The Illusion of Ethical Progress

Here are two statements I used to believe.

  1. The world’s ethical systems have generally improved over time.

  2. It follows that ethical systems probably will continue to improve into the future.

I think the first statement is an illusion. If the first statement is untrue then the second statement cannot follow from the first.

What does it mean for an ethical system to get “better”? Physics contains no such thing.

Take the universe and grind it down to the finest powder and sieve it through the finest sieve and then show me one atom of justice, one molecule of mercy. And yet… and yet you act as if there is some ideal order in the world, as if there is some… some rightness in the universe by which it may be judged.

― Terry Pratchett, Hogfather

To judge the quality of an ethical system you must do so through your own ethical system. Ethics are like Minkowski spacetime. You cannot judge ethics in absolute terms. You can only judge an ethical position relative to your own.

A universal standard of ethics must have practical utility in every society at every point in history. Today’s fashions often judge ethics by its internal coherence (untenable in traditional Japan[1]) or universality (untenable in tribal pastoralist cultures[2]).

If you believe your society (or somewhere nearby you in ideatic space) is the pinnacle of ethical evolution then what is more likely?

  1. Your society objectively is the pinnacle of ethical evolution.

  2. You judge every ethical system by its distance to your own.

An ethical system similar to your own often seems like a “good ethical system”. The illusion of ethical progress follows from this subjective metric. If ethical systems are one-dimensional then morals will appear to be getting better as often as they get worse. (Except for very recent history which will appear to have improved.) But ethical systems have many dimensions.

In the above picture you can see random walks through 3-dimensional space, representing 3 universes with 3 separate ethical evolutions. The higher the dimensionality of ethical space, the less likely an ethical system will walk back to a previous state and thus the more likely ethical evolution will appear to have a direction. Each 3-dimensional path appears to be going from one place to another even though they are all completely random. The more dimensions an ethical space has, the harder it is to distinguish a random walk from progress. Real ethical space has many more than 3 dimensions.
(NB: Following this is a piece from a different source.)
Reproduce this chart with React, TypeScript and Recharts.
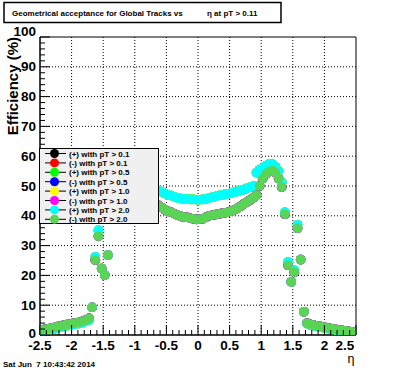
import React from 'react';
import { ScatterChart, Scatter, XAxis, YAxis, ReferenceLine, ReferenceArea, Legend } from 'recharts';

const W = 396;
const H = 372;
const FONT = '"Liberation Sans", Arial, Helvetica, sans-serif';

// eta bin centres
const eta = [
  -2.475, -2.425, -2.375, -2.325, -2.275, -2.225, -2.175, -2.125, -2.075, -2.025,
  -1.975, -1.925, -1.875, -1.825, -1.775, -1.725, -1.675, -1.625, -1.575, -1.525,
  -1.475, -1.425, -1.375, -1.325, -1.275, -1.225, -1.175, -1.125, -1.075, -1.025,
  -0.975, -0.925, -0.875, -0.825, -0.775, -0.725, -0.675, -0.625, -0.575, -0.525,
  -0.475, -0.425, -0.375, -0.325, -0.275, -0.225, -0.175, -0.125, -0.075, -0.025,
  0.025, 0.075, 0.125, 0.175, 0.225, 0.275, 0.325, 0.375, 0.425, 0.475,
  0.525, 0.575, 0.625, 0.675, 0.725, 0.775, 0.825, 0.875, 0.925, 0.975,
  1.025, 1.075, 1.125, 1.175, 1.225, 1.275, 1.325, 1.375, 1.425, 1.475,
  1.525, 1.575, 1.625, 1.675, 1.725, 1.775, 1.825, 1.875, 1.925, 1.975,
  2.025, 2.075, 2.125, 2.175, 2.225, 2.275, 2.325, 2.375, 2.425, 2.475,
];

// efficiency (%) for positive tracks
const effPlus = [
  1.3, 1.5, 1.7, 1.9, 2.1, 2.4, 2.6, 2.9, 3.1, 3.3,
  3.5, 3.7, 3.9, 4.2, 4.6, 5.0, 9.3, 26.2, 35.1, 22.3,
  20.1, 26.8, 52.0, 54.0, 55.5, 56.0, 56.2, 55.8, 55.0, 54.0,
  52.5, 51.0, 50.0, 49.6, 49.3, 49.0, 48.8, 48.5, 48.0, 47.5,
  47.0, 46.8, 46.4, 46.0, 45.8, 45.7, 45.6, 45.5, 45.5, 45.4,
  45.4, 45.5, 45.7, 45.9, 46.2, 46.5, 46.8, 47.0, 47.2, 47.4,
  47.6, 47.9, 48.2, 48.5, 48.8, 49.2, 49.6, 50.0, 54.5, 55.5,
  56.0, 56.8, 57.4, 57.3, 56.5, 55.0, 51.3, 41.2, 24.5, 17.8,
  21.7, 37.0, 25.3, 7.8, 3.8, 3.4, 3.1, 2.9, 2.7, 2.5,
  2.3, 2.1, 1.9, 1.7, 1.5, 1.4, 1.2, 1.1, 0.9, 0.8,
];

// efficiency (%) for negative tracks
const effMinus = [
  1.7, 1.9, 2.1, 2.3, 2.5, 2.8, 3.0, 3.3, 3.5, 3.7,
  3.9, 4.1, 4.3, 4.6, 5.0, 5.6, 9.3, 25.1, 33.1, 22.3,
  20.1, 26.8, 48.0, 50.5, 52.0, 53.0, 53.0, 52.5, 51.5, 50.0,
  48.0, 46.5, 45.5, 45.0, 44.6, 44.2, 43.8, 43.5, 42.8, 42.0,
  41.5, 41.2, 40.7, 40.2, 39.8, 39.6, 39.5, 39.2, 39.0, 38.8,
  38.9, 39.0, 39.5, 40.0, 40.2, 40.4, 40.6, 40.8, 41.0, 41.2,
  41.6, 42.0, 42.5, 43.2, 44.0, 44.6, 45.3, 46.0, 47.0, 50.0,
  52.5, 54.0, 54.8, 55.2, 54.5, 52.5, 49.6, 40.5, 23.4, 17.8,
  21.0, 35.8, 25.3, 7.8, 4.0, 3.6, 3.3, 3.1, 2.9, 2.7,
  2.5, 2.3, 2.1, 1.9, 1.7, 1.6, 1.4, 1.3, 1.1, 1.0,
];

const seriesNames = [
  '(+) with pT > 0.1',
  '(-) with pT > 0.1',
  '(+) with pT > 0.5',
  '(-) with pT > 0.5',
  '(+) with pT > 1.0',
  '(-) with pT > 1.0',
  '(+) with pT > 2.0',
  '(-) with pT > 2.0',
];
const seriesColors = ['#000000', '#ff0000', '#00ff00', '#0000ff', '#ffff00', '#ff00ff', '#00ffff', '#59d454'];
const seriesValues = [effPlus, effMinus, effPlus, effMinus, effPlus, effMinus, effPlus, effMinus];

const xTicks = [
  -2.5, -2.4, -2.3, -2.2, -2.1, -2.0, -1.9, -1.8, -1.7, -1.6,
  -1.5, -1.4, -1.3, -1.2, -1.1, -1.0, -0.9, -0.8, -0.7, -0.6,
  -0.5, -0.4, -0.3, -0.2, -0.1, 0, 0.1, 0.2, 0.3, 0.4,
  0.5, 0.6, 0.7, 0.8, 0.9, 1.0, 1.1, 1.2, 1.3, 1.4,
  1.5, 1.6, 1.7, 1.8, 1.9, 2.0, 2.1, 2.2, 2.3, 2.4, 2.5,
];
const xMajor = [-2.5, -2, -1.5, -1, -0.5, 0, 0.5, 1, 1.5, 2, 2.5];
const xMajorLabels = ['-2.5', '-2', '-1.5', '-1', '-0.5', '0', '0.5', '1', '1.5', '2', '2.5'];
const xGrid = [-2, -1.5, -1, -0.5, 0, 0.5, 1, 1.5, 2];

const yTicks = [
  0, 2, 4, 6, 8, 10, 12, 14, 16, 18, 20, 22, 24, 26, 28, 30, 32, 34, 36, 38,
  40, 42, 44, 46, 48, 50, 52, 54, 56, 58, 60, 62, 64, 66, 68, 70, 72, 74, 76, 78,
  80, 82, 84, 86, 88, 90, 92, 94, 96, 98, 100,
];
const yMajor = [0, 10, 20, 30, 40, 50, 60, 70, 80, 90, 100];
const yMajorLabels = ['0', '10', '20', '30', '40', '50', '60', '70', '80', '90', '100'];
const yGrid = [10, 20, 30, 40, 50, 60, 70, 80, 90];

const seriesData = seriesValues.map((vals) => eta.map((x, i) => ({ x, y: vals[i] })));

const findIdx = (arr: number[], v: number) => arr.findIndex((m) => Math.abs(m - v) < 1e-6);

const XTick = (props: any) => {
  const { x, y, payload } = props;
  const idx = findIdx(xMajor, payload.value);
  const major = idx >= 0;
  const last = idx === xMajor.length - 1;
  return (
    <g>
      <line x1={x} x2={x} y1={y} y2={y - (major ? 10 : 5)} stroke="#000" strokeWidth={1} />
      {major && (
        <text x={last ? x - 11 : x} y={y + 15} textAnchor="middle" fontSize={13.5} fontWeight="bold" fontFamily={FONT} fill="#000">
          {xMajorLabels[idx]}
        </text>
      )}
    </g>
  );
};

const YTick = (props: any) => {
  const { x, y, payload } = props;
  const idx = findIdx(yMajor, payload.value);
  const major = idx >= 0;
  const last = idx === yMajor.length - 1;
  const first = idx === 0;
  return (
    <g>
      <line x1={x} x2={x + (major ? 10 : 5)} y1={y} y2={y} stroke="#000" strokeWidth={1} />
      {major && (
        <text x={x - 4} y={last ? y - 1 : first ? y + 3 : y + 4.5} textAnchor="end" fontSize={13.5} fontWeight="bold" fontFamily={FONT} fill="#000">
          {yMajorLabels[idx]}
        </text>
      )}
    </g>
  );
};

const makeDot = (color: string) => (props: any) => {
  const { cx, cy } = props;
  if (cx == null || cy == null) return <g />;
  return <circle cx={cx} cy={cy} r={4.8} fill={color} />;
};

const LegendBox = () => (
  <svg width={120} height={76} style={{ display: 'block' }}>
    <rect x={0.5} y={0.5} width={119} height={75} fill="#f0f0f0" stroke="#000" strokeWidth={1} />
    {seriesNames.map((name, i) => {
      const cy = 5.5 + i * 9.4;
      return (
        <g key={name}>
          <line x1={6} x2={27} y1={cy} y2={cy} stroke="#000" strokeWidth={1} />
          <circle cx={15.5} cy={cy} r={4.5} fill={seriesColors[i]} />
          <text x={30} y={cy + 3} fontSize={8} fontWeight="bold" fontFamily={FONT} fill="#000">
            {name}
          </text>
        </g>
      );
    })}
  </svg>
);

const YTitle = (props: any) => {
  const vb = props.viewBox || { x: 0, y: 37 };
  const x = 18;
  const y = vb.y;
  return (
    <text
      x={x}
      y={y}
      transform={`rotate(-90 ${x} ${y})`}
      textAnchor="end"
      fontSize={15}
      fontWeight="bold"
      fontFamily={FONT}
      fill="#000"
    >
      Efficiency (%)
    </text>
  );
};

const XTitle = () => (
  <text x={351} y={363} textAnchor="middle" fontSize={12.5} fontFamily={FONT} fill="#000">
    η
  </text>
);

export default function App() {
  return (
    <div style={{ position: 'absolute', left: 0, top: 0, width: W, height: H, background: '#fff' }}>
      <ScatterChart width={W} height={H} margin={{ top: 37, right: 40, left: 0, bottom: 0 }}>
        <XAxis
          type="number"
          dataKey="x"
          domain={[-2.5, 2.5]}
          ticks={xTicks}
          interval={0}
          tick={<XTick />}
          tickLine={false}
          tickSize={0}
          tickMargin={0}
          height={37}
          axisLine={{ stroke: '#000', strokeWidth: 1 }}
          allowDataOverflow
          label={<XTitle />}
        />
        <YAxis
          type="number"
          dataKey="y"
          domain={[0, 100]}
          ticks={yTicks}
          interval={0}
          tick={<YTick />}
          tickLine={false}
          tickSize={0}
          tickMargin={0}
          width={40}
          axisLine={{ stroke: '#000', strokeWidth: 1 }}
          allowDataOverflow
          label={<YTitle />}
        />
        {xGrid.map((v) => (
          <ReferenceLine key={`gx${v}`} x={v} stroke="#000" strokeWidth={1} strokeDasharray="1 2" />
        ))}
        {yGrid.map((v) => (
          <ReferenceLine key={`gy${v}`} y={v} stroke="#000" strokeWidth={1} strokeDasharray="1 2" />
        ))}
        <ReferenceArea x1={-2.5} x2={2.5} y1={0} y2={100} fill="none" fillOpacity={0} stroke="#000" strokeWidth={1} />
        {seriesData.map((d, i) => (
          <Scatter
            key={seriesNames[i]}
            name={seriesNames[i]}
            data={d}
            fill={seriesColors[i]}
            shape={makeDot(seriesColors[i])}
            isAnimationActive={false}
          />
        ))}
        <Legend
          layout="horizontal"
          verticalAlign="middle"
          align="center"
          content={() => <LegendBox />}
          wrapperStyle={{ left: 39, top: 148, width: 120, height: 76, margin: 0, padding: 0 }}
        />
      </ScatterChart>
      <svg width={W} height={H} style={{ position: 'absolute', left: 0, top: 0, pointerEvents: 'none' }}>
        <rect x={4} y={2.5} width={277} height={20} fill="#fff" stroke="#000" strokeWidth={1.5} />
        <text x={12} y={16} fontSize={8} fontWeight="bold" fontFamily={FONT} fill="#000">
          Geometrical acceptance for Global Tracks vs
        </text>
        <text x={207} y={16} fontSize={8} fontWeight="bold" fontFamily={FONT} fill="#000">
          η at pT &gt; 0.11
        </text>
        <text x={3} y={367} fontSize={8} fontWeight="bold" fontFamily={FONT} fill="#000" style={{ whiteSpace: 'pre' }}>
          {'Sat Jun  7 10:43:42 2014'}
        </text>
      </svg>
    </div>
  );
}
Does this mean ethics is fundamentally relative?


Ethics is fundamentally subjective, but not relative.

In the Western intellectual tradition, ethics is a branch of philosophy. Western philosophy has no place for empiricism. Without empirical results, there is no way to compare ethical systems objectively against each other. Progress is indistinguishable from a random walk.

But there is a way to observe ethics in absolute terms. It is called “mysticism”.

Have you ever noticed how Abraham, Jesus, Mohammad, Siddhartha and Ryokan all had a habit of going alone into the wilderness for several days at a time? Then they came back and made ethical pronouncements and people listened to them? The great mystics cut through the Gordian Knot of moral relativism by approaching ethics empirically.

The Snowmass Contemplative Group

In the early 1980′s Father Thomas Keating, a Catholic priest, sponsored a meeting of contemplatives from many different religions. The group represented a few Christian denominations as well as Zen, Tibetan, Islam, Judaism, Native American & Nonaligned. They found the meeting very productive and decided to have annual meetings. Each year they have a meeting at a monastery of a different tradition, and share the daily practice of that tradition as a part of the meetings. The purpose of the meetings was to establish what common understandings they-had achieved as a result of their diverse practices. The group has become known as the Snowmass Contemplative Group because the first of these meetings was held in the Trappist monastery in Snowmass, Colorado.

When scholars from different religious traditions meet, they argue endlessly about their different beliefs. When contemplatives from different religious traditions meet, they celebrate their common understandings. Because of their direct personal understanding, they were able to comprehend experiences which in words are described in many different ways. The Snowmass Contemplative Group has established seven Points of Agreement that they have been refining over the years:

  1. The potential for enlightenment is in every person.

  2. The human mind cannot comprehend ultimate reality, but ultimate reality can be experienced.

  3. The ultimate reality is the source of all existence.

  4. Faith is opening, accepting & responding to ultimate reality.

  5. Confidence in oneself as rooted in the ultimate reality is the necessary corollary to faith in the ultimate reality.

  6. As long as the human experience is experienced as separate from the ultimate realty it is subject to ignorance, illusion, weakness and suffering.

  7. Disciplined practice is essential to the spiritual journey, yet spiritual attainment is not the result of one’s effort but the experience of oneness with ultimate reality.

Saints and Psychopaths by Willian L Hamilton

You cannot “judge” an ethical system objectively. But you can observe it objectively and you can measure it objectively. Such empiricism once formed the foundation for the Age of Reason. Mystics are less like moral philosophers arguing doctrine than they are scientists reconciling separate experiments.